Click here for English version
Wij bakken al een tijdje onze eigen vlaai. Voor een fervent broodbakker is het natuurlijk leuk dat het vlaaideeg heel herkenbaar is. Het is namelijk een (verrijkt) brooddeeg. Dus dat voelt vertrouwd. En voor veel mensen is het moeilijk om echt verse Limburgse vlaai te vinden, vooral in het westen van het land. Kortom, alweer een leuk bak-project om je tanden in te zetten.
Wij stellen onszelf bij ieder nieuw project de taak er echt iets goeds van te maken en door te gaan met bakken tot we echt tevreden zijn over het resultaat. In het geval van deze vlaai vormt het maken van een net rasterwerkje zonder vlaairaster nog wel een zekere uitdaging. Maar ook zonder de professionele vlaai-look is dit een topper! Dat verklaart misschien meteen waarom die 10-persoons vlaai maar zo’n kort leven beschoren is, want hij vervangt moeiteloos je boterham bij lunch en ontbijt. Och ja, welbeschouwd is het uiteindelijk ook gewoon ‘brood met jam’…
Ingrediënten voor het deeg
8-10 personen
300 g bloem (wij gebruiken Franse type 55 bloem of gebruik een combinatie van tarwebloem en patentbloem)
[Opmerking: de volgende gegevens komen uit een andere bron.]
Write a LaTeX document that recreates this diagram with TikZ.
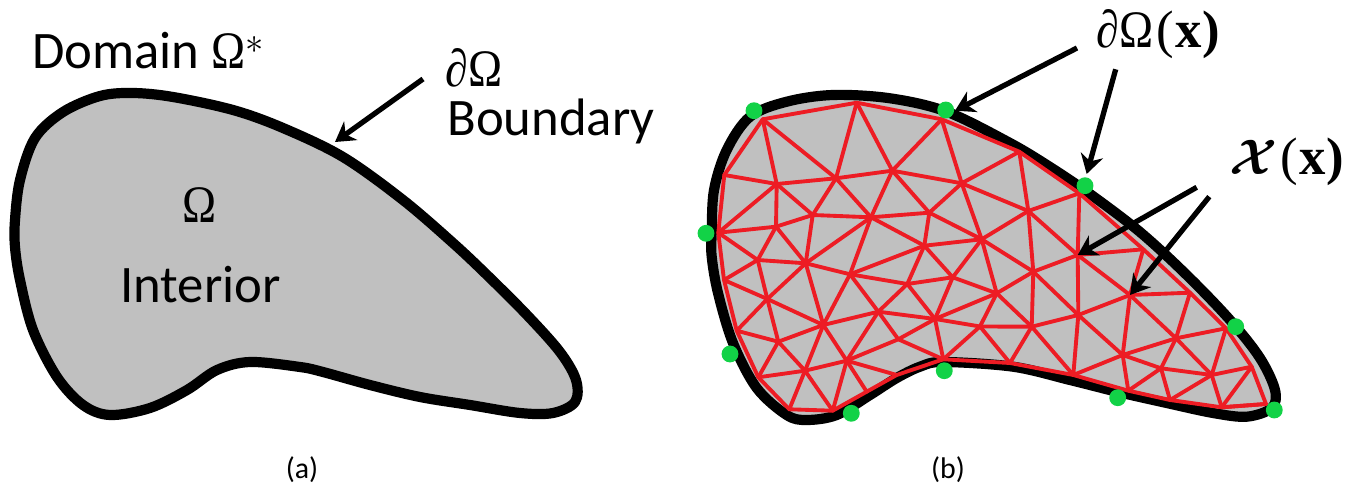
\documentclass[tikz,border=0pt]{standalone}
\usepackage{amsmath,amssymb}
\usepackage[no-math]{fontspec}
\setmainfont{Carlito}
\newfontfamily\symfont[FakeStretch=0.87]{Liberation Serif}
\newfontfamily\parenfont{Liberation Serif}
\usepackage{tikz}
\usetikzlibrary{arrows.meta, positioning}
\definecolor{meshred}{RGB}{237,28,36}
\definecolor{bndgreen}{RGB}{18,210,71}
\definecolor{domaingrey}{RGB}{192,192,192}
\tikzset{
  domainshape/.style={
    draw=black,
    fill=domaingrey,
    line width=5.8pt,
    line join=round
  },
  meshedge/.style={
    draw=meshred,
    line width=2.2pt,
    line cap=round
  },
  bnddot/.style={
    circle,
    fill=bndgreen,
    inner sep=0pt,
    minimum size=9.6pt
  },
  arrow/.style={
    -{Stealth[length=11pt,width=13pt]},
    line width=3pt
  },
  biglabel/.style={
    anchor=base west,
    inner sep=0pt,
    font=\fontsize{30}{36}\selectfont
  },
  caption/.style={
    inner sep=0pt,
    font=\fontsize{17}{20}\selectfont
  }
}
\newcommand{\xarg}{\hspace{2pt}{\parenfont(\hspace{0.5pt}\bfseries x\hspace{0.5pt})}}

\begin{document}
\begin{tikzpicture}[x=0.02cm,y=-0.02cm]
  \useasboundingbox (0,0) rectangle (1359,489);

  % (a) plain domain
  \draw[domainshape] plot[smooth cycle,tension=0.55] coordinates {
    (15,220) (20,180) (35,138) (63,112) (100,96) (133,93) (173,97) (233,110)
    (283,128) (343,157) (403,200) (453,243) (487,275) (527,315)
    (560,352) (576,380) (575,402) (553,413) (520,413) (470,405) (420,397)
    (370,385) (323,372) (300,367) (250,362) (217,370) (187,390) (150,408)
    (110,415) (83,405) (57,377) (33,330) (20,280) (15,247)};

  \node[biglabel] (domainlabel) at (32,69) {Domain {\symfont Ω}$^{*}$};
  \node[biglabel] (omegalabel) at (182,223) {\symfont Ω};
  \node[biglabel] (interiorlabel) at (120,303) {Interior};
  \node[biglabel] (partiallabel) at (445,87) {{\symfont\itshape ∂}{\symfont Ω}};
  \node[biglabel] (boundarylabel) at (447,136) {Boundary};
  \node[caption] (capa) at (302,470) {(a)};
  \node[caption] (capb) at (948,470) {(b)};

  \coordinate (bndstart) at (423,79);
  \coordinate (bndtip) at (335,142);
  \draw[arrow] (bndstart) -- (bndtip);

  % (b) meshed domain
  \draw[domainshape] plot[smooth cycle,tension=0.55] coordinates {
    (711.7,233) (714,190) (726.7,150) (750,116.7) (786.7,101.7) (833,95)
    (890,98.3) (946.7,111.7) (1010,143) (1050,167) (1090,194) (1140,232) (1186.7,275)
    (1230,320) (1260,358) (1275,390) (1271.7,408) (1246.7,416.7) (1213,413)
    (1166.7,403) (1116.7,391.7) (1070,380) (1013,366.7) (943,362) (920,366.7)
    (896.7,378) (870,395) (836.7,415) (806.7,420) (786.7,415) (756.7,388)
    (733,343) (718,293) (711.7,256.7)};

  % boundary vertices
  \foreach \name/\px/\py in {
    b1/762.7/119.3, b2/856.7/102.7, b3/941.7/119.3, b4/1019.3/151.7,
    b5/1079.3/193.3, b6/1143.3/249.3, b7/1190/292.7, b8/1226/328.3,
    b9/1251.7/366.7, b10/1266/404, b11/1221.7/407.3, b12/1170/400,
    b13/1128.3/390.7, b14/1073.3/375, b15/1010/363, b16/943.3/359.3,
    b17/896.7/375, b18/866.7/391.7, b19/832.7/410.7, b20/789.3/409.3,
    b21/758.3/377.3, b22/736.7/330.7, b23/724/280, b24/718.3/232.7,
    b25/724.3/175}
    \coordinate (\name) at (\px,\py);

  % interior vertices
  \foreach \name/\px/\py in {
    a/776.7/184, c/836/178.3, d/892.3/170.7, e/961.7/183.3, f/812.7/215,
    g/871/217.3, h/929.3/212.7, i/776/226.7, j/981.7/239.3, k/924.3/245.7,
    l/757.7/260, m/805.7/263.3, n/850/274.3, o/952.7/277.3, p/907.3/284,
    q/767.3/299, r/996.7/293.3, s/878.3/311.7, t/935/319, u/823.3/325,
    v/980/326.5, w/778.3/341.7, x/898.3/339.3, y/846.7/360.7, z/805/370.7,
    B/1028.3/211, E/1077.7/255, F/1033.3/271.7, G/1130/295, I/1078.3/315,
    J/1031.7/326.7, L/1176/338.3, M/1122.7/355, N/1161/368.3, O/1211.7/375}
    \coordinate (\name) at (\px,\py);

  \draw[meshedge,line join=round] (b1) -- (b2) -- (b3) -- (b4) -- (b5) -- (b6) -- (b7) -- (b8)
    -- (b9) -- (b10) -- (b11) -- (b12) -- (b13) -- (b14) -- (b15) -- (b16) -- (b17)
    -- (b18) -- (b19) -- (b20) -- (b21) -- (b22) -- (b23) -- (b24) -- (b25) -- cycle;

  \foreach \p/\q in {
    b1/a, b1/c, b2/c, b2/d, b3/d, b3/e, a/c, c/d, d/e, b25/a, a/b24, a/i, a/f,
    c/f, c/g, d/g, d/h, e/h, e/j, f/g, g/h, f/i, f/m, g/m, g/n, g/k, h/k, h/j,
    k/j, k/n, k/p, k/o, o/p, o/t, o/r, o/j, p/n, p/s, p/t, n/m, n/u, n/s, m/l,
    m/i, m/q, m/u, i/b24, i/l, l/b24, l/b23, l/q, q/b23, q/b22, q/w, q/u,
    w/b22, w/u, w/b21, w/z, u/z, u/s, u/y, s/y, s/x, s/t, x/t, x/y, x/b16,
    t/b16, t/v, t/r, y/z, y/b19, y/b18, y/b17, z/b21, z/b20, z/b19, v/b16,
    v/r, v/b15, e/b4, e/B, j/B, j/r, j/F, F/r, F/B, F/E, F/I, F/J, r/J, B/E,
    B/b5, b4/B, b5/E, E/b6, E/G, E/I, b6/G, G/b7, G/I, G/L, G/M, I/M, I/J,
    I/b14, J/b14, J/b15, J/v, M/b14, M/L, L/b8, L/b7, L/N, L/O, M/N, M/b13,
    N/b13, N/b12, N/O, O/b12, O/b11, O/b8, O/b9, b9/b11, b11/b10}
    \draw[meshedge] (\p) -- (\q);

  % green boundary samples
  \foreach \name/\px/\py in {
    dot1/754/110.7, dot2/945.7/110, dot3/706/233.3, dot4/730/354,
    dot5/851.3/413.3, dot6/944.3/370.7, dot7/1085/185.7, dot8/1235.7/326.7,
    dot9/1117.7/397.7, dot10/1274.3/410}
    \node[bnddot] (\name) at (\px,\py) {};

  \node[biglabel] (bndxlabel) at (1096,48) {{\symfont\itshape ∂}{\symfont Ω}\xarg};
  \node[biglabel] (intxlabel) at (1229,175) {\scalebox{1.14}{$\boldsymbol{\mathcal{X}}$}\xarg};

  \coordinate (dotstarta) at (1077,48);
  \coordinate (dotstartb) at (1115.7,69.3);
  \coordinate (intstarta) at (1196.7,187.3);
  \coordinate (intstartb) at (1209.3,196.7);
  \coordinate (dottipa) at (955,110.7);
  \coordinate (dottipb) at (1086.7,174);

  \draw[arrow] (dotstarta) -- (dottipa);
  \draw[arrow] (dotstartb) -- (dottipb);
  \draw[arrow] (intstarta) -- (E);
  \draw[arrow] (intstartb) -- (G);
\end{tikzpicture}
\end{document}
18 g verse gist / 6 g instant gist
120 g handwarme melk (+/- 30 C)
20 g suiker
3 g zout
30 g boter, zacht
1 ei
grove suiker of vlaaisuiker voor over het raster
Ingrediënten voor de vulling
700 g pot kersen op lichte siroop (20% suikergehalte, uitlekgewicht 350 g)
70 g suiker
15 g taartina (tapioca zetmeel) of aardappelzetmeel
1 theelepel vanille extract
2 theelepels vers citroensap
Zo maak je de vulling
Combineer het verdikkingsmiddel (taartina of aardappelzetmeel) met de suiker. Op deze manier zul je geen klontjes krijgen als je het toevoegt aan de kersen en het sap.
Doe de inhoud van de pot in een steelpan met dikke bodem. Voeg hieraan de vanille en het citroensap toe. Voeg nu het verdikkingsmiddel / suikermengsel toe. Roer goed door zodat alle suiker en verdikkingsmiddel oplost. In dit stadium is het mengsel nog dof en ondoorzichtig.
Breng het geheel langzaam al roerende aan de kook en zie hoe de vloeistof helder wordt. Laat het mengsel daarna zachtjes 1 minuut doorkoken. Je moet de juiste consistentie zien te krijgen. We zouden het omschrijven als gelatineus maar niet stijf. Laat de vlaaivulling afkoelen terwijl je aan de slag gaat met het deeg.
Zo maak je het vlaaideeg
Gebruik je verse gist, los deze dan eerst op in de lauwe melk. Als je instant gist gebruikt kun je die rechtstreeks aan de bloem toevoegen.
Doe de bloem (met met instant gist) samen met het zout en de suiker in de mengkom van je (staande) mixer voeg daarna de melk (met verse gist) en het ei toe. Wanneer de ingrediënten zich tot een bal beginnen te vormen kun je de zachte boter toevoegen . Kneed gedurende 5 minuten (doe je dit werk met de hand dan duurt het minimaal 8 tot 10 minuten). Doe het deeg in een ingevette kom, dek af en laat 1 uur rusten op een warme plek (24º C tot 27º C is ideaal).
Zo maak je de vlaai
Verwarm de oven voor op 220º C conventionele stand.
Bereid een 28 x 3 cm vlaaivorm of een soortgelijke vorm voor door deze in te vetten met boter of te besproeien met wat olie. Neem het deeg uit de kom en rol het uit tot een mooie cirkel van ongeveer 3 mm dik. Leg in de vlaaivorm, zorg ervoor dat het deeg mooi in de vorm past en laat het overtollige deeg over de rand hangen, snijdt het nog niet af. Dek het deeg af en laat 10 minuten rusten.
Pak een deegroller en rol over de (scherpe) rand van de vorm zodat het overtollige deeg wordt afgesneden, of snijdt het weg met een scherp mes. Voeg de kersenvulling toe en verdeel gelijkmatig over de bodem. Maak een raster met het afgesneden deeg en bekleed hiermee de vlaai. Bestrooi het raster met vlaaisuiker of grove rietsuiker.
Bak gedurende 22 tot 25 minuten in de voorverwarmde oven. Als het bruinen wat te snel gaat kun je de oven na ongeveer 15 minuten temperen naar 180º C. Laat 30 minuten afkoelen in de vorm en til de vlaai dan voorzichtig op met een paletmes of taartschep. Laat verder afkoelen op een rooster. Ook erg goed met een klodder vers geklopte slagroom!